──────── Stored rows ────────

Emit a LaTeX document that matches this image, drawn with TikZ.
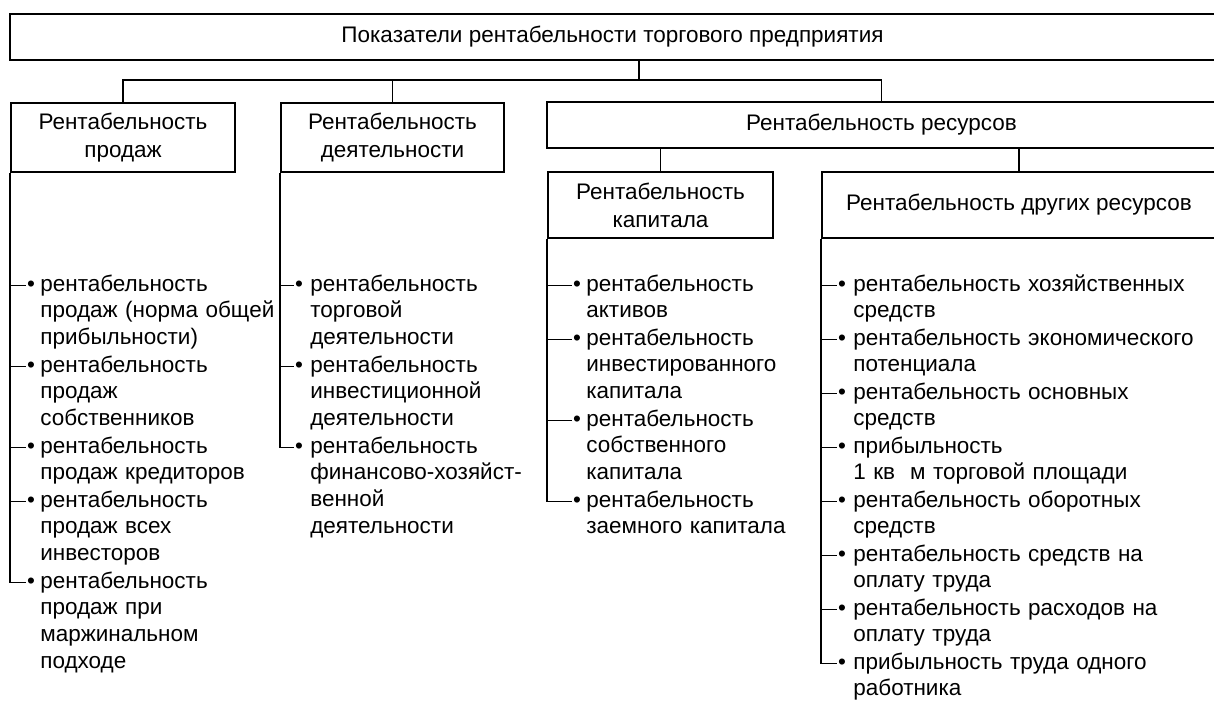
\documentclass[tikz,border=0pt]{standalone}
\usepackage{fontspec}
\setmainfont{Liberation Sans}
\usepackage{tikz}
\tikzset{
    box/.style={draw, line width=1.1pt, align=center, inner sep=0pt, font=\fontsize{12.8pt}{16pt}\selectfont},
    item/.style={anchor=base west, inner sep=0pt, text width=#1, align=left, font=\fontsize{12.8pt}{15.3pt}\selectfont}, item/.default=5cm,
    dot/.style={anchor=base, inner sep=0.5pt, font=\fontsize{12.8pt}{15.3pt}\selectfont},
    conn/.style={line width=0.8pt}}

\begin{document}
\begin{tikzpicture}[x=0.02cm, y=-0.02cm]
\useasboundingbox (0,0) rectangle (1214,700);

%Boxes
\node[box, minimum width=24.1cm, minimum height=0.92cm] (title) at (612.5,37) {Показатели рентабельности торгового предприятия};
\node[box, minimum width=4.48cm, minimum height=1.38cm] (sales) at (123,137.5) {Рентабельность\\продаж};
\node[box, minimum width=4.46cm, minimum height=1.38cm] (act) at (392.5,137.5) {Рентабельность\\деятельности};
\node[box, minimum width=13.38cm, minimum height=0.92cm] (res) at (881.5,125) {Рентабельность ресурсов};
\node[box, minimum width=4.5cm, minimum height=1.32cm] (cap) at (660.5,205) {Рентабельность\\капитала};
\node[box, minimum width=7.88cm, minimum height=1.32cm] (oth) at (1019,205) {Рентабельность других ресурсов};

\coordinate (bus) at (639,80);
\draw[conn] (title.south -| bus) -- (bus);
\draw[conn] (sales.north) |- (res.north |- bus) -- (res.north);
\draw[conn] (act.north) -- (act.north |- bus);
\draw[conn] (res.south -| cap.north) -- (cap.north);
\draw[conn] (res.south -| oth.north) -- (oth.north);

%Sales
\node[dot] (s1) at (31,291) {•};
\node[item=5.2cm] (s1t) at (40,291) {рентабельность\\продаж (норма общей\\прибыльности)};
\node[dot] (s2) at (31,372) {•};
\node[item=5.2cm] (s2t) at (40,372) {рентабельность\\продаж\\собственников};
\node[dot] (s3) at (31,453) {•};
\node[item=5.2cm] (s3t) at (40,453) {рентабельность\\продаж кредиторов};
\node[dot] (s4) at (31,507) {•};
\node[item=5.2cm] (s4t) at (40,507) {рентабельность\\продаж всех\\инвесторов};
\node[dot] (s5) at (31,588) {•};
\node[item=5.2cm] (s5t) at (40,588) {рентабельность\\продаж при\\маржинальном\\подходе};
\draw[conn] (sales.south west) |- (s5.west);
\draw[conn] (s1.west -| sales.south west) -- (s1.west);
\draw[conn] (s2.west -| sales.south west) -- (s2.west);
\draw[conn] (s3.west -| sales.south west) -- (s3.west);
\draw[conn] (s4.west -| sales.south west) -- (s4.west);

%Activity
\node[dot] (a1) at (299,291) {•};
\node[item] (a1t) at (310,291) {рентабельность\\торговой\\деятельности};
\node[dot] (a2) at (299,372) {•};
\node[item] (a2t) at (310,372) {рентабельность\\инвестиционной\\деятельности};
\node[dot] (a3) at (299,453) {•};
\node[item] (a3t) at (310,453) {рентабельность\\финансово-хозяйст-\\венной\\деятельности};
\draw[conn] (act.south west) |- (a3.west);
\draw[conn] (a1.west -| act.south west) -- (a1.west);
\draw[conn] (a2.west -| act.south west) -- (a2.west);

%Capital
\node[dot] (c1) at (577,291) {•};
\node[item] (c1t) at (586,291) {рентабельность\\активов};
\node[dot] (c2) at (577,345) {•};
\node[item] (c2t) at (586,345) {рентабельность\\инвестированного\\капитала};
\node[dot] (c3) at (577,426) {•};
\node[item] (c3t) at (586,426) {рентабельность\\собственного\\капитала};
\node[dot] (c4) at (577,507) {•};
\node[item] (c4t) at (586,507) {рентабельность\\заемного капитала};
\draw[conn] (cap.south west) |- (c4.west);
\draw[conn] (c1.west -| cap.south west) -- (c1.west);
\draw[conn] (c2.west -| cap.south west) -- (c2.west);
\draw[conn] (c3.west -| cap.south west) -- (c3.west);

%Other resources
\node[dot] (o1) at (842,291) {•};
\node[item=7.3cm] (o1t) at (853,291) {рентабельность хозяйственных\\средств};
\node[dot] (o2) at (842,345) {•};
\node[item=7.3cm] (o2t) at (853,345) {рентабельность экономического\\потенциала};
\node[dot] (o3) at (842,399) {•};
\node[item=7.3cm] (o3t) at (853,399) {рентабельность основных\\средств};
\node[dot] (o4) at (842,453) {•};
\node[item=7.3cm] (o4t) at (853,453) {прибыльность\\1 кв~~м торговой площади};
\node[dot] (o5) at (842,507) {•};
\node[item=7.3cm] (o5t) at (853,507) {рентабельность оборотных\\средств};
\node[dot] (o6) at (842,561) {•};
\node[item=7.3cm] (o6t) at (853,561) {рентабельность средств на\\оплату труда};
\node[dot] (o7) at (842,615) {•};
\node[item=7.3cm] (o7t) at (853,615) {рентабельность расходов на\\оплату труда};
\node[dot] (o8) at (842,669) {•};
\node[item=7.3cm] (o8t) at (853,669) {прибыльность труда одного\\работника};
\draw[conn] (oth.south west) |- (o8.west);
\draw[conn] (o1.west -| oth.south west) -- (o1.west);
\draw[conn] (o2.west -| oth.south west) -- (o2.west);
\draw[conn] (o3.west -| oth.south west) -- (o3.west);
\draw[conn] (o4.west -| oth.south west) -- (o4.west);
\draw[conn] (o5.west -| oth.south west) -- (o5.west);
\draw[conn] (o6.west -| oth.south west) -- (o6.west);
\draw[conn] (o7.west -| oth.south west) -- (o7.west);
\end{tikzpicture}
\end{document}
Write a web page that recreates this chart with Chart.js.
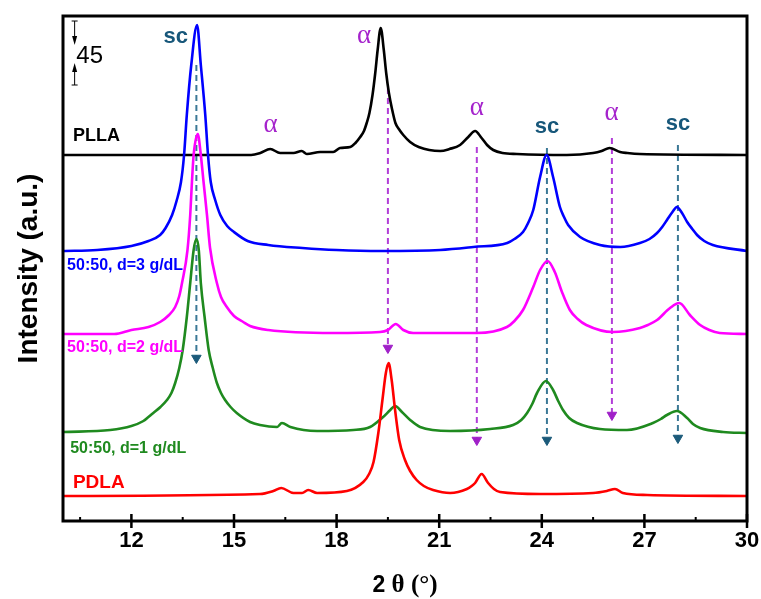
<!DOCTYPE html>
<html>
<head>
<meta charset="utf-8">
<title>XRD patterns PLLA / PDLA / 50:50</title>
<script src="https://cdn.jsdelivr.net/npm/chart.js@4.4.1/dist/chart.umd.min.js"></script>
<style>
  html, body { margin: 0; padding: 0; background: #fff; }
  #wrap { width: 761px; height: 599px; }
</style>
</head>
<body>
<div id="wrap"><canvas id="xrd" width="761" height="599"></canvas></div>
<script>
// 2 theta axis
const xTicks = [12, 15, 18, 21, 24, 27, 30];
const xMinorTicks = [10.5, 13.5, 16.5, 19.5, 22.5, 25.5, 28.5];

// curves (intensity in a.u., already stacked)
const pllaTheta = [10, 15.5, 15.77, 16.06, 16.35, 16.74, 16.98, 17.13, 17.52, 17.9, 18.1, 18.4, 18.55, 18.69, 18.8, 18.88, 18.96, 19.05, 19.13, 19.2, 19.29, 19.38, 19.45, 19.53, 19.62, 19.72, 19.82, 19.95, 20.15, 20.4, 21.03, 21.3, 21.61, 21.85, 22.05, 22.24, 22.4, 22.58, 22.85, 23.27, 24.73, 25.5, 25.75, 25.98, 26.29, 26.5, 26.87, 30];
const pllaI = [366, 366, 368, 372, 368, 368, 370, 367, 369, 369, 373, 374, 378, 384, 390, 398, 408, 426, 448, 471, 493, 471, 448, 428, 412, 398, 392, 386, 379, 374, 370, 372, 376, 384, 390, 383, 376, 371, 368, 367, 366, 368, 370, 373, 369, 368, 367, 366];

const d3Theta = [10, 11, 12, 12.5, 12.84, 13.0, 13.19, 13.32, 13.45, 13.54, 13.62, 13.75, 13.92, 14.03, 14.16, 14.24, 14.32, 14.45, 14.6, 14.8, 15.0, 15.4, 16.0, 17.0, 18.0, 19.3, 21.03, 22.0, 22.99, 23.2, 23.45, 23.6, 23.75, 23.95, 24.14, 24.33, 24.53, 24.65, 24.77, 25.12, 25.7, 26.3, 26.87, 27.15, 27.37, 27.52, 27.66, 27.82, 27.95, 28.1, 28.25, 28.4, 28.54, 28.75, 29.0, 30];
const d3I = [270, 271, 275, 280, 286, 293, 306, 320, 339, 366, 406, 456, 496, 456, 406, 366, 339, 321, 306, 295, 289, 280, 276, 273, 271, 270, 271, 274, 278, 282, 289, 298, 311, 344, 366, 344, 314, 304, 296, 284, 276, 274, 278, 282, 288, 294, 301, 309, 314, 308, 299, 292, 286, 280, 276, 270];

const d2Theta = [10, 11.5, 12.0, 12.5, 12.84, 13.1, 13.28, 13.4, 13.48, 13.64, 13.72, 13.77, 13.82, 13.94, 14.03, 14.11, 14.21, 14.3, 14.5, 14.62, 14.79, 15.0, 15.27, 15.47, 16.0, 17.9, 19.27, 19.5, 19.73, 19.95, 20.24, 22.1, 22.98, 23.2, 23.45, 23.75, 23.95, 24.17, 24.38, 24.59, 24.82, 25.05, 25.3, 26.08, 26.87, 27.1, 27.37, 27.75, 28.02, 28.33, 28.63, 28.9, 29.2, 30];
const d2I = [187, 187, 191, 194, 199, 206, 214, 225, 238, 271, 306, 339, 366, 387, 366, 339, 306, 273, 238, 224, 214, 205, 199, 195, 191, 188, 189, 191, 197, 191, 188, 188, 194, 200, 211, 234, 251, 260, 249, 229, 211, 202, 196, 189, 193, 196, 201, 213, 218, 206, 196, 191, 188, 187];

const d1Theta = [10, 11.38, 12.0, 12.35, 12.64, 12.85, 13.04, 13.17, 13.28, 13.4, 13.5, 13.62, 13.72, 13.82, 13.9, 13.97, 14.03, 14.14, 14.26, 14.38, 14.5, 14.62, 14.74, 14.9, 15.08, 15.47, 15.76, 16.26, 16.4, 16.65, 17.43, 18.49, 18.98, 19.36, 19.57, 19.71, 19.91, 20.15, 20.44, 21.32, 22.49, 23.16, 23.4, 23.57, 23.72, 23.86, 24.12, 24.33, 24.48, 24.62, 24.8, 25.03, 25.7, 26.49, 27.25, 27.48, 27.66, 27.95, 28.25, 28.42, 28.63, 29.3, 30];
const d1I = [89, 91, 95, 100, 108, 114, 121, 128, 138, 153, 171, 204, 238, 271, 282, 271, 238, 204, 171, 153, 138, 128, 121, 114, 108, 99, 96, 94, 98, 94, 90, 91, 94, 104, 111, 115, 109, 101, 94, 90, 92, 96, 101, 108, 117, 128, 140, 131, 120, 111, 103, 98, 92, 91, 98, 102, 106, 110, 103, 97, 93, 89, 88];

const pdlaTheta = [10, 15.76, 16.15, 16.38, 16.74, 16.99, 17.17, 17.43, 18.3, 18.78, 18.95, 19.08, 19.22, 19.34, 19.44, 19.52, 19.61, 19.71, 19.83, 20.0, 20.15, 20.34, 20.55, 20.82, 21.32, 21.81, 21.95, 22.05, 22.24, 22.43, 22.6, 22.78, 23.95, 25.5, 25.9, 26.14, 26.37, 27.08, 30];
const pdlaI = [25, 27, 30, 33, 28, 28, 31, 28, 30, 39, 47, 59, 88, 121, 148, 158, 141, 111, 81, 61, 50, 41, 35, 31, 28, 32, 35, 38, 47, 38, 32, 29, 27, 28, 30, 32, 28, 26, 25];

// dashed reflection markers: position, start and arrow end
const markerKind = ['sc', 'α', 'α', 'sc', 'α', 'sc'];
const markerTheta = [13.9, 19.5, 22.1, 24.15, 26.05, 27.98];
const markerFrom = [456, 433, 374, 373, 383, 376];
const markerTo = [163, 173, 81, 81, 106, 83];

// peak labels
const peakText = ['sc', 'α', 'α', 'α', 'sc', 'α', 'sc'];
const peakTheta = [13.3, 18.8, 16.07, 22.1, 24.15, 26.04, 27.98];
const peakI = [478, 478, 389, 406, 388, 401, 391];

// sample names
const sampleNames = ['PLLA', '50:50, d=3 g/dL', '50:50, d=2 g/dL', '50:50, d=1 g/dL', 'PDLA'];
const sampleTheta = [10.29, 10.12, 10.12, 10.21, 10.29];
const sampleI = [380, 251, 169, 68, 33];

// intensity scale bar
const scaleBarLabel = '45';
const scaleBarTheta = 10.34;
const scaleBarI = [500, 476, 458, 436];

const SC_LINE = '#3b7896', SC_HEAD = '#1b5a7a', SC_TEXT = '#17577a';
const A_LINE = '#b23ed8', A_HEAD = '#a020c8', A_TEXT = '#a523cc';
const SANS = "'Liberation Sans', Arial, sans-serif";
const SERIF = "'Liberation Serif', 'Times New Roman', serif";

function pts(th, vals) {
    return th.map((t, i) => ({ x: t, y: vals[i] }));
}

function curve(label, th, vals, color) {
    return {
        label: label,
        data: pts(th, vals),
        borderColor: color,
        borderWidth: 2.6,
        pointRadius: 0,
        fill: false,
        cubicInterpolationMode: 'monotone'
    };
}

const datasets = [
    curve('PDLA', pdlaTheta, pdlaI, '#ff0000'),
    curve('50:50, d=1 g/dL', d1Theta, d1I, '#1f8a1f'),
    curve('50:50, d=2 g/dL', d2Theta, d2I, '#ff00ff'),
    curve('50:50, d=3 g/dL', d3Theta, d3I, '#0000ff'),
    curve('PLLA', pllaTheta, pllaI, '#000000')
];

// arrows drawn as two point lines, the end point is a down triangle
markerTheta.forEach((t, i) => {
    const sc = markerKind[i] === 'sc';
    datasets.push({
        label: 'marker' + i,
        data: [{ x: t, y: markerFrom[i] }, { x: t, y: markerTo[i] }],
        borderColor: sc ? SC_LINE : A_LINE,
        borderWidth: 2,
        borderDash: [6, 4],
        pointRadius: [0, 5.5],
        pointStyle: 'triangle',
        rotation: 180,
        pointBackgroundColor: sc ? SC_HEAD : A_HEAD,
        pointBorderColor: sc ? SC_HEAD : A_HEAD,
        pointBorderWidth: 1,
        tension: 0
    });
});

function head(ctx, px, tip, dir, w, h) {
    ctx.beginPath();
    ctx.moveTo(px, tip);
    ctx.lineTo(px - w / 2, tip - dir * h);
    ctx.lineTo(px + w / 2, tip - dir * h);
    ctx.closePath();
    ctx.fill();
}

const decor = {
    id: 'decor',
    afterDraw(chart) {
        const { ctx, chartArea: a, scales: { x, y } } = chart;
        ctx.save();

        // frame
        ctx.strokeStyle = '#000';
        ctx.lineWidth = 3;
        ctx.strokeRect(a.left, a.top, a.right - a.left, a.bottom - a.top);

        // ticks on the bottom axis
        ctx.lineWidth = 2.5;
        ctx.beginPath();
        xTicks.forEach(v => {
            const px = x.getPixelForValue(v);
            ctx.moveTo(px, a.bottom - 7);
            ctx.lineTo(px, a.bottom + 7);
        });
        ctx.stroke();
        ctx.lineWidth = 2;
        ctx.beginPath();
        xMinorTicks.forEach(v => {
            const px = x.getPixelForValue(v);
            ctx.moveTo(px, a.bottom - 4);
            ctx.lineTo(px, a.bottom);
        });
        ctx.stroke();

        // peak labels
        ctx.textAlign = 'center';
        ctx.textBaseline = 'alphabetic';
        peakText.forEach((t, i) => {
            if (t === 'sc') {
                ctx.font = 'bold 22px ' + SANS;
                ctx.fillStyle = SC_TEXT;
            } else {
                ctx.font = '27px ' + SERIF;
                ctx.fillStyle = A_TEXT;
            }
            ctx.fillText(t, x.getPixelForValue(peakTheta[i]), y.getPixelForValue(peakI[i]));
        });

        // sample names
        const nameColors = ['#000000', '#0000ff', '#ff00ff', '#1f8a1f', '#ff0000'];
        const nameSizes = [18, 16, 16, 16, 19];
        ctx.textAlign = 'left';
        sampleNames.forEach((n, i) => {
            ctx.font = 'bold ' + nameSizes[i] + 'px ' + SANS;
            ctx.fillStyle = nameColors[i];
            ctx.fillText(n, x.getPixelForValue(sampleTheta[i]), y.getPixelForValue(sampleI[i]));
        });

        // scale bar
        const bx = x.getPixelForValue(scaleBarTheta);
        const [yTop, yTipDown, yTipUp, yBot] = scaleBarI.map(v => y.getPixelForValue(v));
        ctx.strokeStyle = '#000';
        ctx.fillStyle = '#000';
        ctx.lineWidth = 1;
        ctx.beginPath();
        ctx.moveTo(bx - 3, yTop); ctx.lineTo(bx + 3, yTop);
        ctx.moveTo(bx, yTop); ctx.lineTo(bx, yTipDown - 6);
        ctx.moveTo(bx, yTipUp + 6); ctx.lineTo(bx, yBot);
        ctx.moveTo(bx - 3, yBot); ctx.lineTo(bx + 3, yBot);
        ctx.stroke();
        head(ctx, bx, yTipDown, 1, 5, 9);
        head(ctx, bx, yTipUp, -1, 5, 9);
        ctx.font = '24px ' + SANS;
        ctx.fillText(scaleBarLabel, x.getPixelForValue(10.39), (yTipDown + yTipUp) / 2 + 9);

        // x axis title: "2" sans bold, theta part serif
        const cx = (a.left + a.right) / 2;
        const base = 592;
        const p1 = '2 ', p2 = 'θ (°)';
        ctx.font = 'bold 23px ' + SANS;
        const w1 = ctx.measureText(p1).width;
        ctx.font = 'bold 25px ' + SERIF;
        const w2 = ctx.measureText(p2).width;
        const sx = cx - (w1 + w2) / 2;
        ctx.fillStyle = '#000';
        ctx.font = 'bold 23px ' + SANS;
        ctx.fillText(p1, sx, base);
        ctx.font = 'bold 25px ' + SERIF;
        ctx.fillText(p2, sx + w1, base);

        ctx.restore();
    }
};

new Chart(document.getElementById('xrd'), {
    type: 'line',
    data: { datasets: datasets },
    options: {
        responsive: false,
        animation: false,
        events: [],
        layout: { padding: { top: 16, right: 14, left: 0, bottom: 0 } },
        plugins: {
            legend: { display: false },
            tooltip: { enabled: false }
        },
        scales: {
            x: {
                type: 'linear',
                min: 10,
                max: 30,
                grid: { display: false, drawTicks: false },
                border: { display: false },
                afterBuildTicks: scale => {
                    scale.ticks = xTicks.map(v => ({ value: v }));
                },
                afterFit: scale => {
                    scale.height = 78;
                    scale.paddingLeft = 0;
                    scale.paddingRight = 0;
                },
                ticks: {
                    color: '#000',
                    padding: 7,
                    maxRotation: 0,
                    font: { family: SANS, size: 22, weight: 'bold' }
                }
            },
            y: {
                type: 'linear',
                min: 0,
                max: 505,
                grid: { display: false, drawTicks: false },
                border: { display: false },
                ticks: { display: false },
                afterFit: scale => { scale.width = 63; },
                title: {
                    display: true,
                    text: 'Intensity (a.u.)',
                    color: '#000',
                    padding: { top: 12, bottom: 0 },
                    font: { family: SANS, size: 28, weight: 'bold' }
                }
            }
        }
    },
    plugins: [decor]
});
</script>
</body>
</html>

────────

Reproduce only the lines running from the one that has "Write a web" through the one that has "const xMinorTicks = [10.5, 13.5, 16.5, 19.5, 22.5, 25.5, 28.5];", ends included. Any pictures in that stretch should not be copied.

▶ [Solved problem]:
Write a web page that recreates this chart with Chart.js.
<!DOCTYPE html>
<html>
<head>
<meta charset="utf-8">
<title>XRD patterns PLLA / PDLA / 50:50</title>
<script src="https://cdn.jsdelivr.net/npm/chart.js@4.4.1/dist/chart.umd.min.js"></script>
<style>
  html, body { margin: 0; padding: 0; background: #fff; }
  #wrap { width: 761px; height: 599px; }
</style>
</head>
<body>
<div id="wrap"><canvas id="xrd" width="761" height="599"></canvas></div>
<script>
// 2 theta axis
const xTicks = [12, 15, 18, 21, 24, 27, 30];
const xMinorTicks = [10.5, 13.5, 16.5, 19.5, 22.5, 25.5, 28.5];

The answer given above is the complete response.